Don't cheat with the user interface

It's a paradox that many developers who have a large interest in design and maintainable applications often say something like:
"Anyone can take care of the UI, it's not possible to do that much damage there anyway."

Part of the paradox is that the largest amount of code, the ugliest and therefore also the largest maintenance problem, has a tendency to end up in the user interface (UI).

Another part of the paradox is that the success of an application largely depends on the user experience. Sure, the better the code/design is that the UI consumes, the larger the chance that the UI can also be good. But it doesn't happen by itself that the UI code becomes good. In fact, it's often the opposite.

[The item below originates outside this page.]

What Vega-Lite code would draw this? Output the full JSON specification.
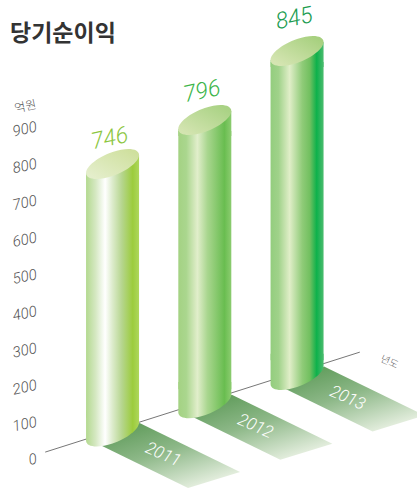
{
"$schema":"https://vega.github.io/schema/vega-lite/v6.json",
"width":417,"height":490,"padding":0,"autosize":{"type":"none"},
"background":"white",
"config":{"view":{"stroke":null}},
"title":{"text":"당기순이익","anchor":"start","dx":10,"offset":-64,"baseline":"alphabetic","font":"Noto Sans CJK KR","fontSize":23,"fontWeight":"bold","color":"#333333"},
"data":{"values":[{"year":2011,"value":746},{"year":2012,"value":796},{"year":2013,"value":845}]},
"resolve":{"scale":{"y":"independent"}},
"layer":[
{"data":{"values":[{"unit":"년도"}]},
 "mark":{"type":"rule","color":"#777777","strokeWidth":1},
  "encoding":{
   "x":{"datum":2010.27,"type":"quantitative","scale":{"domain":[2009.78,2014.3],"range":[0,417],"nice":false,"zero":false,"padding":0},"axis":null},
   "x2":{"datum":2013.68},
   "y":{"datum":16,"type":"quantitative","scale":{"domain":[0,900],"range":[458,126],"nice":false,"zero":false},
    "axis":{"orient":"left","values":[0,100,200,300,400,500,600,700,800,900],"offset":-36,"domain":false,"ticks":false,"grid":false,"labelPadding":0,"labelAngle":-12,"labelAlign":"right","labelBaseline":"middle","labelFont":"Roboto","labelFontStyle":"italic","labelFontWeight":300,"labelFontSize":15,"labelColor":"#555555","title":"억원","titleX":-11,"titleY":106,"titleAngle":-12,"titleAlign":"center","titleBaseline":"middle","titleFont":"Noto Sans CJK KR","titleFontWeight":300,"titleFontSize":12,"titleColor":"#555555"}},
   "y2":{"datum":287}}},
{"data":{"values":[{"unit":"년도"}]},
 "mark":{"type":"text","angle":25,"font":"Noto Sans CJK KR","fontSize":10,"fontWeight":300,"color":"#666666"},
  "encoding":{"text":{"field":"unit"},"x":{"datum":2014.0,"type":"quantitative"},"y":{"datum":260,"type":"quantitative","scale":{"domain":[0,900],"range":[458,126],"nice":false,"zero":false},"axis":null}}},
{"mark":{"type":"point","filled":true,"opacity":1,"size":10000,"strokeWidth":0,"shape":"M-.25,.27L.54,-.17L2.55,.81L1.51,1.13Z",
   "color":{"gradient":"linear","x1":0.1,"y1":0.05,"x2":0.75,"y2":1,"stops":[{"offset":0,"color":"#5d9a58"},{"offset":0.45,"color":"#8db888"},{"offset":1,"color":"#ecf3e6"}]}},
  "encoding":{
   "x":{"field":"year","type":"quantitative"},
   "yOffset":{"field":"year","type":"quantitative","scale":{"domain":[2011,2013],"range":[0,-56.5]}},
   "y":{"datum":0,"type":"quantitative","scale":{"domain":[0,746,796,845],"range":[431.5,164,148.5,107.5],"zero":false,"nice":false},"axis":null}}},
{"transform":[{"filter":"datum.year==2011"}],
 "mark":{"type":"bar","orient":"vertical","width":53,"color":{"gradient":"linear","stops":[{"offset":0,"color":"#b3d98f"},{"offset":0.18,"color":"#d5e8c2"},{"offset":0.36,"color":"#ffffff"},{"offset":0.5,"color":"#dcebcb"},{"offset":0.68,"color":"#b5d58d"},{"offset":0.88,"color":"#9ccc3c"},{"offset":1,"color":"#aed75c"}]}},
 "encoding":{"x":{"field":"year","type":"quantitative"},
   "y":{"field":"value","type":"quantitative","scale":{"domain":[0,746],"range":[431.5,175],"zero":false,"nice":false},"axis":null},
   "y2":{"datum":40}}},
{"transform":[{"filter":"datum.year==2012"}],
 "mark":{"type":"bar","orient":"vertical","width":53,"color":{"gradient":"linear","stops":[{"offset":0,"color":"#a4d283"},{"offset":0.15,"color":"#aad68e"},{"offset":0.36,"color":"#e1eecb"},{"offset":0.55,"color":"#a9d68f"},{"offset":0.87,"color":"#69bd50"},{"offset":1,"color":"#8ccc70"}]}},
 "encoding":{"x":{"field":"year","type":"quantitative"},
   "y":{"field":"value","type":"quantitative","scale":{"domain":[0,796],"range":[403,131],"zero":false,"nice":false},"axis":null},
   "y2":{"datum":40}}},
{"transform":[{"filter":"datum.year==2013"}],
 "mark":{"type":"bar","orient":"vertical","width":53,"color":{"gradient":"linear","stops":[{"offset":0,"color":"#93cd7e"},{"offset":0.15,"color":"#a0d28a"},{"offset":0.36,"color":"#e0eec8"},{"offset":0.6,"color":"#8fcb78"},{"offset":0.74,"color":"#72c060"},{"offset":0.87,"color":"#0db14b"},{"offset":1,"color":"#4cbc6f"}]}},
 "encoding":{"x":{"field":"year","type":"quantitative"},
   "y":{"field":"value","type":"quantitative","scale":{"domain":[0,845],"range":[375,62],"zero":false,"nice":false},"axis":null},
   "y2":{"datum":40}}},
{"mark":{"type":"point","filled":true,"opacity":1,"size":2809,"strokeWidth":0,"shape":"M-1,-.8L-1,.34C-1,.59 -.552,.641 0,.453C.552,.265 1,-.09 1,-.34L1,-.8Z"},
 "encoding":{
   "x":{"field":"year","type":"quantitative"},
   "yOffset":{"field":"year","type":"quantitative","scale":{"domain":[2011,2013],"range":[0,-56.5]}},
   "y":{"datum":0,"type":"quantitative","scale":{"domain":[0,746,796,845],"range":[431.5,164,148.5,107.5],"zero":false,"nice":false},"axis":null},
   "fill":{"condition":[
    {"test":"datum.year==2011","value":{"gradient":"linear","stops":[{"offset":0,"color":"#b3d98f"},{"offset":0.18,"color":"#d5e8c2"},{"offset":0.36,"color":"#ffffff"},{"offset":0.5,"color":"#dcebcb"},{"offset":0.68,"color":"#b5d58d"},{"offset":0.88,"color":"#9ccc3c"},{"offset":1,"color":"#aed75c"}]}},
    {"test":"datum.year==2012","value":{"gradient":"linear","stops":[{"offset":0,"color":"#a4d283"},{"offset":0.15,"color":"#aad68e"},{"offset":0.36,"color":"#e1eecb"},{"offset":0.55,"color":"#a9d68f"},{"offset":0.87,"color":"#69bd50"},{"offset":1,"color":"#8ccc70"}]}}
   ],"value":{"gradient":"linear","stops":[{"offset":0,"color":"#93cd7e"},{"offset":0.15,"color":"#a0d28a"},{"offset":0.36,"color":"#e0eec8"},{"offset":0.6,"color":"#8fcb78"},{"offset":0.74,"color":"#72c060"},{"offset":0.87,"color":"#0db14b"},{"offset":1,"color":"#4cbc6f"}]}}}},
{"mark":{"type":"point","filled":true,"opacity":1,"size":2809,"strokeWidth":0,"shape":"M-1,.34L1,-.34L1,.6L-1,.6Z"},
 "encoding":{
   "x":{"field":"year","type":"quantitative"},
   "y":{"field":"value","type":"quantitative","scale":{"domain":[746,796,845],"range":[164,120,51],"zero":false,"nice":false},"axis":null},
   "fill":{"condition":[
    {"test":"datum.year==2011","value":{"gradient":"linear","stops":[{"offset":0,"color":"#b3d98f"},{"offset":0.18,"color":"#d5e8c2"},{"offset":0.36,"color":"#ffffff"},{"offset":0.5,"color":"#dcebcb"},{"offset":0.68,"color":"#b5d58d"},{"offset":0.88,"color":"#9ccc3c"},{"offset":1,"color":"#aed75c"}]}},
    {"test":"datum.year==2012","value":{"gradient":"linear","stops":[{"offset":0,"color":"#a4d283"},{"offset":0.15,"color":"#aad68e"},{"offset":0.36,"color":"#e1eecb"},{"offset":0.55,"color":"#a9d68f"},{"offset":0.87,"color":"#69bd50"},{"offset":1,"color":"#8ccc70"}]}}
   ],"value":{"gradient":"linear","stops":[{"offset":0,"color":"#93cd7e"},{"offset":0.15,"color":"#a0d28a"},{"offset":0.36,"color":"#e0eec8"},{"offset":0.6,"color":"#8fcb78"},{"offset":0.74,"color":"#72c060"},{"offset":0.87,"color":"#0db14b"},{"offset":1,"color":"#4cbc6f"}]}}}},
{"mark":{"type":"point","filled":true,"opacity":1,"size":2809,"strokeWidth":0,"shape":"M1,-.34C1,-.09 .552,.265 0,.453C-.552,.641 -1,.59 -1,.34C-1,.09 -.552,-.265 0,-.453C.552,-.641 1,-.59 1,-.34Z"},
  "encoding":{
   "x":{"field":"year","type":"quantitative"},
   "y":{"field":"value","type":"quantitative","scale":{"domain":[746,796,845],"range":[164,120,51],"zero":false,"nice":false},"axis":null},
   "fill":{"condition":[
    {"test":"datum.year==2011","value":{"gradient":"linear","x1":0.1,"y1":0.9,"x2":0.9,"y2":0.1,"stops":[{"offset":0,"color":"#e4eecb"},{"offset":1,"color":"#cfe09e"}]}},
    {"test":"datum.year==2012","value":{"gradient":"linear","x1":0.1,"y1":0.9,"x2":0.9,"y2":0.1,"stops":[{"offset":0,"color":"#d3e4b0"},{"offset":1,"color":"#a9d284"}]}}
   ],"value":{"gradient":"linear","x1":0.1,"y1":0.9,"x2":0.9,"y2":0.1,"stops":[{"offset":0,"color":"#d5e5b2"},{"offset":1,"color":"#a7d07f"}]}}}},
{"mark":{"type":"text","angle":24,"font":"Roboto","fontStyle":"italic","fontWeight":300,"fontSize":17,"color":"white","dx":55.5,"dy":0.6},
  "encoding":{"text":{"field":"year","type":"nominal"},
   "x":{"field":"year","type":"quantitative"},
   "yOffset":{"field":"year","type":"quantitative","scale":{"domain":[2011,2013],"range":[0,-56.5]}},
   "y":{"datum":0,"type":"quantitative","scale":{"domain":[0,746,796,845],"range":[431.5,164,148.5,107.5],"zero":false,"nice":false},"axis":null}}},
{
 "mark":{"type":"text","angle":-12,"font":"Roboto","fontStyle":"italic","fontWeight":300,"fontSize":23,"dx":-3},
 "encoding":{
  "x":{"field":"year","type":"quantitative"},
  "y":{"field":"value","type":"quantitative","scale":{"domain":[746,796,845],"range":[138,91,18],"zero":false,"nice":false},"axis":null},
  "text":{"field":"value","type":"quantitative"},
  "color":{"field":"year","type":"nominal","scale":{"domain":[2011,2012,2013],"range":["#8cc63f","#3cb54a","#1a9c50"]},"legend":null}
 }
}
]
}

You might recognize some of these examples.
  • The rendering of UI and logic has been mixed into a soup. When the rendering is to be swapped, it's clearly obvious that the logic is affected too.
  • In the large application the logic has been split in different parts - in a good way. For example in accordance to how often they change. The exception is the user interface that is one single monolite where it's very hard to change the different parts separately.
  • After a lot of pain and effort, the team is gaining a lot from automatic testing. Except for the user interface. Unfortunately it often needs refactoring and thereby needs the safety net that automatic tests provide.
  • Good design is used in the domain model, for instance, so that with little code and right abstractions it successfully describes the solution to the problem. But the user interface is done in a "brute force" way, almost totally without abstractions.
Most developers are resilient sorts, but I don't think we should accept what we get from the tool vendors as-is. Tools should often rather be seen as platforms that can be used to develop specific frameworks on top.

If you do as the vendor proposes, you can often expect verbosity in the code and large, hard to maintain codebases. Most often, the vendor hasn't eaten its own dog food. It's not until the tool is used in real projects that the experience and knowledge of what is good and bad emerges - and how the good is used in an effective way.

An indication of the problem is that to most developers design means quite different things, such as in the domain model and the user interface. Of course good software development design in the UI as well is extremely useful (and not only "look-and-feel"-design)!

The user interface has always been important, but has often been treated as the poor relation. The largest maintenance bottleneck is often found in the user interface. Now and in the future, that area requires and deserves to receive a lot of focus.

An interesting approach is framework oriented user interface development. It's anything but trivial to do well. Yet the potential is enormous!